Here are some words by other people I've been mulling, collecting, disputing, worshipping, or generally gerunding recently:
We love a sentence only partially because of what it means, but even more for the manner and intensity through which it makes its meaning vivid.
--Samuel R. Delany, "Emblems of Talent", About Writing


I think that what I blame books for, in general, is that they are not free. One can see it in the writing: they are fabricated, organized, regulated; one could say they conform. A function of the revision that the writer often wants to impose on himself. At that moment, the writer becomes his own cop. By being concerned with good form, in other words the most banal form, the clearest and most inoffensive. There are still dead generations that produce prim books. Even young people: charming books, without extension, without darkness.
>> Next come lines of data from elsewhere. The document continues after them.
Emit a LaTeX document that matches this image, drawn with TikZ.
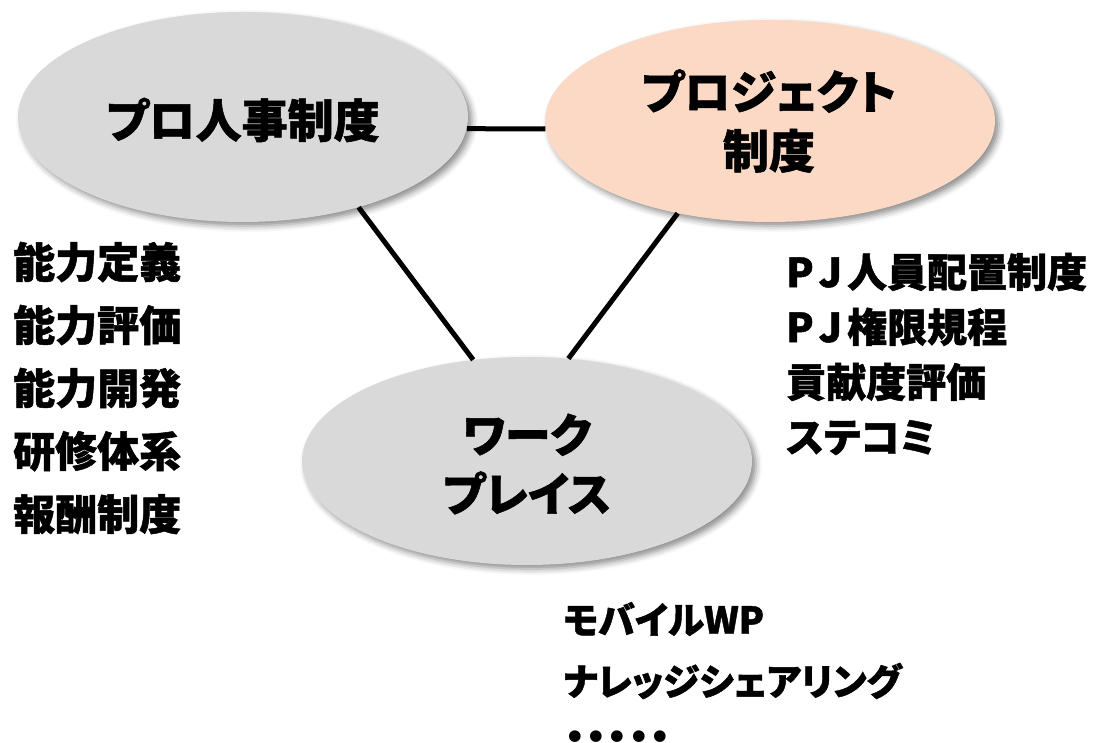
\documentclass[tikz,border=0pt]{standalone}
\usepackage{fontspec}
\newfontfamily\jp[RawFeature=+palt, BoldFeatures={FakeBold=1.2}]{Noto Sans CJK JP}
\newfontfamily\dv{DejaVu Sans}
\usetikzlibrary{shapes.geometric,shadows.blur}
\definecolor{ellgray}{HTML}{D9D9D9}
\definecolor{ellpeach}{HTML}{FBD9C5}
\tikzset{
  oval/.style={ellipse, inner sep=0pt, fill=ellgray,
    blur shadow={shadow xshift=4pt, shadow yshift=-4pt, shadow blur radius=6pt, shadow opacity=45}},
  title/.style={font=\jp\bfseries\fontsize{46}{59}\selectfont, align=center, inner sep=0pt},
  link/.style={line width=5pt},
  lista/.style={font=\jp\bfseries\fontsize{42}{63}\selectfont, align=left, inner sep=0pt, anchor=west},
  listb/.style={font=\jp\bfseries\fontsize{40}{55}\selectfont, align=left, inner sep=0pt, anchor=west},
  listc/.style={font=\jp\bfseries\fontsize{37}{60}\selectfont, align=left, inner sep=0pt, anchor=west},
  dots/.style={font=\dv\fontsize{40}{40}\selectfont, inner sep=0pt, anchor=west},
}
\begin{document}
\begin{tikzpicture}[x=1pt, y=-1pt]
\useasboundingbox (0,0) rectangle (1098,743);
\node[oval, minimum width=450pt, minimum height=210pt] (A) at (243,117) {};
\node[oval, fill=ellpeach, minimum width=450pt, minimum height=202pt] (B) at (770,121) {};
\node[oval, minimum width=450pt, minimum height=208pt] (C) at (527,461) {};
\draw[link] (A.-3.85) -- (B.182.8);
\draw[link] (A.-38.5) -- (C.118.6);
\draw[link] (B.225) -- (C.68.3);
\node[title] (At) at (243,120) {プロ人事制度};
\node[title] (Bt) at (769,121) {プロジェクト\\制度};
\node[title] (Ct) at (527,464) {ワーク\\プレイス};
\node[lista] (L) at (13,388) {能力定義\\能力評価\\能力開発\\研修体系\\報酬制度};
\node[listb] (R) at (786,354) {P\kern5pt J\kern5pt 人員配置制度\\P\kern5pt J\kern5pt 権限規程\\貢献度評価\\ステコミ};
\node[listc] (W1) at (563,619) {モバイルWP};
\node[listc] (W2) at (563,681) {ナレッジシェアリング};
\node[dots] (W3) at (563,741) {•\kern-2.3pt•\kern-2.3pt•\kern-2.3pt•\kern-2.3pt•};
\end{tikzpicture}
\end{document}
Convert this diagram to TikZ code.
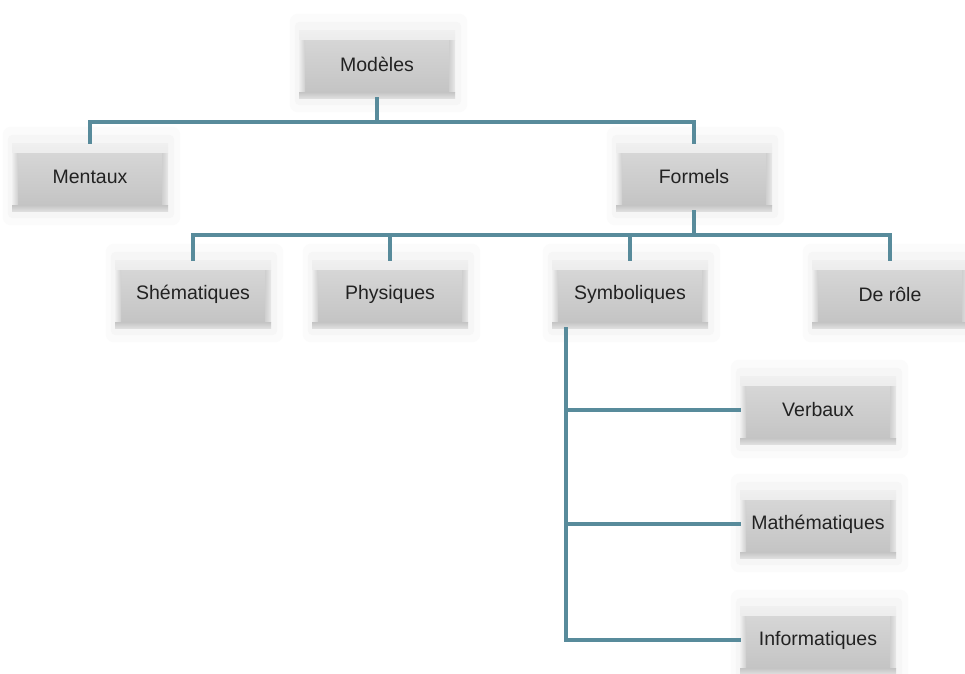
\documentclass[tikz,border=0pt]{standalone}
\usepackage{fontspec}
\setmainfont{Liberation Sans}
\usetikzlibrary{calc,backgrounds}
\definecolor{linkcol}{RGB}{88,139,155}
\definecolor{facetop}{RGB}{214,214,214}
\definecolor{facebot}{RGB}{196,196,196}
\definecolor{rimtop}{RGB}{240,240,240}
\definecolor{glowA}{RGB}{251,251,251}
\definecolor{glowB}{RGB}{246,246,246}
\definecolor{inktext}{RGB}{34,34,34}
\tikzset{
  box/.style={rectangle, minimum width=156pt, minimum height=68pt, inner sep=0pt,
    fill=facebot, text=inktext, font=\fontsize{19.5}{24}\selectfont,
    path picture={
      % bevelled face: bright top and left rims, lighter right rim, soft bottom rim
      \shade[top color=rimtop, bottom color=facetop]
        (path picture bounding box.north west) rectangle
        ($(path picture bounding box.north east)+(0,-10pt)$);
      \shade[top color=facetop, bottom color=facebot]
        ($(path picture bounding box.north west)+(6pt,-10pt)$) rectangle
        ($(path picture bounding box.south east)+(-6pt,6pt)$);
      \shade[left color=rimtop, right color=facetop!60!facebot]
        ($(path picture bounding box.north west)+(0,-10pt)$) rectangle
        ($(path picture bounding box.south west)+(6pt,6pt)$);
      \shade[left color=facetop!60!facebot, right color=rimtop!70!facetop]
        ($(path picture bounding box.north east)+(-6pt,-10pt)$) rectangle
        ($(path picture bounding box.south east)+(0,6pt)$);
      \shade[top color=facebot, bottom color=rimtop!60!facebot]
        ($(path picture bounding box.south west)+(0,6pt)$) rectangle
        (path picture bounding box.south east);
    }},
  link/.style={draw=linkcol, line width=3.3pt, line cap=rect}
}
% a box with its pale halo behind it
\newcommand\haloBox[3]{%
  \node[box] (#1) at (#2) {#3};
  \begin{scope}[on background layer]
    \fill[glowA, rounded corners=8pt]
      ($(#1.north west)+(-9pt,16pt)$) rectangle ($(#1.south east)+(12pt,-14pt)$);
    \fill[glowB, rounded corners=5pt]
      ($(#1.north west)+(-4pt,8pt)$) rectangle ($(#1.south east)+(6pt,-7pt)$);
  \end{scope}}
\begin{document}
\begin{tikzpicture}[x=1pt,y=-1pt]
  \begin{scope}[on background layer]
    \fill[white] (0,0) rectangle (965,673);
  \end{scope}
  \useasboundingbox (0,0) rectangle (965,673);

  \haloBox{mod}{377,64}{Modèles}
  \haloBox{ment}{90,177}{Mentaux}
  \haloBox{form}{694,177}{Formels}
  \haloBox{shem}{193,294}{Shématiques}
  \haloBox{phys}{390,294}{Physiques}
  \haloBox{sym}{630,294}{Symboliques}
  \haloBox{derole}{890,294}{De rôle}
  \haloBox{verb}{818,410}{Verbaux}
  \haloBox{math}{818,524}{Mathématiques}
  \haloBox{info}{818,640}{Informatiques}

  % levels of the tree
  \coordinate (barA) at (0,122);
  \coordinate (barB) at (0,235);
  \coordinate (trunk) at (566,0);

  \draw[link] (mod.south) -- (mod.south |- barA);
  \draw[link] (ment.north) -- (ment.north |- barA) -- (form.north |- barA) -- (form.north);

  \draw[link] (form.south) -- (form.south |- barB);
  \draw[link] (shem.north) -- (shem.north |- barB) -- (derole.north |- barB) -- (derole.north);
  \draw[link] (phys.north) -- (phys.north |- barB);
  \draw[link] (sym.north) -- (sym.north |- barB);

  \draw[link] (trunk |- sym.south) -- (trunk |- info.west) -- (info.west);
  \draw[link] (trunk |- verb.west) -- (verb.west);
  \draw[link] (trunk |- math.west) -- (math.west);
\end{tikzpicture}
\end{document}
Without silence. In other words, without a true author. Books for daytime, for whiling away the hours, for traveling. But not books that become embedded in one's thoughts and toll the black mourning for all life, the commonplace of every thought.
--Marguerite Duras, Writing
translated by Mark Polizzotti


Average art students produce art with different values than the art they admire or are taught. Average art is less challenging, less aggressive, more conciliatory and inviting, more immediately comprehensible, and less troubling than exceptional, historically important art.
--James Elkins, Why Art Cannot Be Taught


Standards are inevitable, and the best of these will create themselves to meet, to create new occasions. Let us, therefore, admit standards. But let us also ask how many critics of literature espouse, even selectively, the new, speak of it with joyous intelligence? Taking few risks, the best known among them wait for men of lesser reputations to clear the way.
--Ihab Hassan, "POSTmodernISM", New Literary History, Autumn 1971


Poets should exceed themselves -- when demands on us are slack, we should be anything but. Pressing the demands of the word forward is not only relevant but urgent. If our country does not vigorously cultivate poetry, it is either poetry's ineluctable time to wither or time to make a promise on its own behalf to put out new shoots and insist on a much bigger pot.